Eleventy has built a sustainable competitive advantage by rejecting the status-symbol playbook that defines luxury. The Italian brand, now nearly two decades into its run, centers its smart-luxury model on quality, craftsmanship, and garment longevity rather than logos and aspirational positioning.
CEO Marco Baldassari articulates this philosophy with clarity: "We do not want to sell status. We want to sell product longevity." This stance separates Eleventy from the heritage-obsessed houses and logo-heavy competitors that dominate contemporary luxury. Instead, the brand invests in construction techniques, material selection, and timeless design that age well and resist seasonal obsolescence.
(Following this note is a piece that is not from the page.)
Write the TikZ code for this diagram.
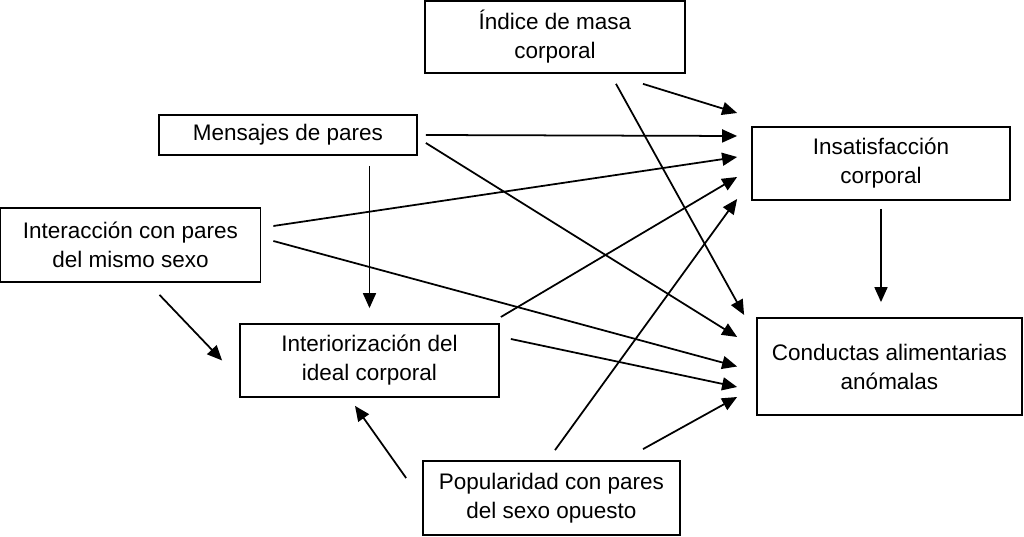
\documentclass[tikz,border=0pt]{standalone}
\usepackage{fontspec}
\setmainfont{Liberation Sans}
\usetikzlibrary{arrows.meta,calc}

\begin{document}
\begin{tikzpicture}[every node/.style={font=\fontsize{12.8}{16.5}\selectfont},
  box/.style={draw, rectangle, line width=1pt, inner sep=0pt, align=center},
  arr/.style={-{Triangle[length=0.3cm, width=0.26cm]}, line width=1pt}]
\useasboundingbox (0,0) rectangle (20.48,10.74);
% Boxes
\node[box, minimum width=5.2cm, minimum height=1.44cm] (indice) at (11.10,10.00) {Índice de masa\\corporal};
\node[box, minimum width=5.16cm, minimum height=0.8cm] (mensajes) at (5.76,8.04) {Mensajes de pares};
\node[box, minimum width=5.16cm, minimum height=1.46cm] (insat) at (17.62,7.47) {Insatisfacción\\corporal};
\node[box, minimum width=5.2cm, minimum height=1.48cm] (interaccion) at (2.61,5.84) {Interacción con pares\\del mismo sexo};
\node[box, minimum width=5.18cm, minimum height=1.46cm] (interior) at (7.39,3.53) {Interiorización del\\ideal corporal};
\node[box, minimum width=5.3cm, minimum height=1.94cm] (conductas) at (17.79,3.41) {Conductas alimentarias\\anómalas};
\node[box, minimum width=5.14cm, minimum height=1.48cm] (popularidad) at (11.03,0.78) {Popularidad con pares\\del sexo opuesto};

% Arrow ends
\coordinate (ins1) at ($(insat.west)+(-0.28,1.01)$);
\coordinate (ins2) at ($(insat.west)+(-0.28,0.55)$);
\coordinate (ins3) at ($(insat.west)+(-0.28,0.13)$);
\coordinate (ins4) at ($(insat.west)+(-0.28,-0.27)$);
\coordinate (ins5) at ($(insat.west)+(-0.28,-0.71)$);
\coordinate (con1) at ($(conductas.west)+(-0.24,1.03)$);
\coordinate (con2) at ($(conductas.west)+(-0.38,0.59)$);
\coordinate (con3) at ($(conductas.west)+(-0.38,0)$);
\coordinate (con4) at ($(conductas.west)+(-0.38,-0.41)$);
\coordinate (con5) at ($(conductas.west)+(-0.38,-0.61)$);

% Arrows
\draw[arr] ($(indice.south)+(1.76,-0.2)$) -- (ins1);
\draw[arr] ($(indice.south)+(1.22,-0.2)$) -- (con1);
\draw[arr] ($(mensajes.east)+(0.16,0)$) -- (ins2);
\draw[arr] ($(mensajes.east)+(0.16,-0.16)$) -- (con2);
\draw[arr] ([yshift=-0.2cm]mensajes.south -| interior.north) -- ([yshift=0.3cm]interior.north);
\draw[arr] ($(interaccion.east)+(0.24,0.38)$) -- (ins3);
\draw[arr] ($(interaccion.east)+(0.24,0.08)$) -- (con3);
\draw[arr] ($(interaccion.south)+(0.58,-0.24)$) -- ($(interior.west)+(-0.34,0)$);
\draw[arr] ($(interior.east)+(0.02,0.87)$) -- (ins4);
\draw[arr] ($(interior.east)+(0.22,0.43)$) -- (con4);
\draw[arr] ($(popularidad.north)+(0.07,0.2)$) -- (ins5);
\draw[arr] ($(popularidad.north)+(1.83,0.22)$) -- (con5);
\draw[arr] ($(popularidad.west)+(-0.32,0.4)$) -- ($(interior.south)+(-0.29,-0.16)$);
\draw[arr] ([yshift=-0.16cm]insat.south) -- ([yshift=0.3cm]insat.south |- conductas.north);
\end{tikzpicture}
\end{document}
The approach aligns with shifting luxury consumer behavior. Affluent buyers increasingly scrutinize sustainability credentials and value proposition beyond brand equity. Eleventy capitalizes on this drift toward substance over symbolism, positioning itself as the thinking person's luxury brand for those fatigued by conspicuous consumption.
The brand's longevity speaks to execution. Operating profitably for nearly twenty years while maintaining editorial credibility in a category flooded with heritage narratives and celebrity ownership proves the strategy works. Eleventy avoids the seasonal hype cycles that demand constant newness, instead building customer loyalty through repeat purchases of pieces designed to outlast trends.
This model resists the crisis plaguing contemporary luxury conglomerates. LVMH, Kering, and Richemont face inventory correction, wholesale pressure, and flagging demand in key markets. Eleventy's modest positioning and directional distribution insulate it from the boom-bust cycles that punish overextended luxury players.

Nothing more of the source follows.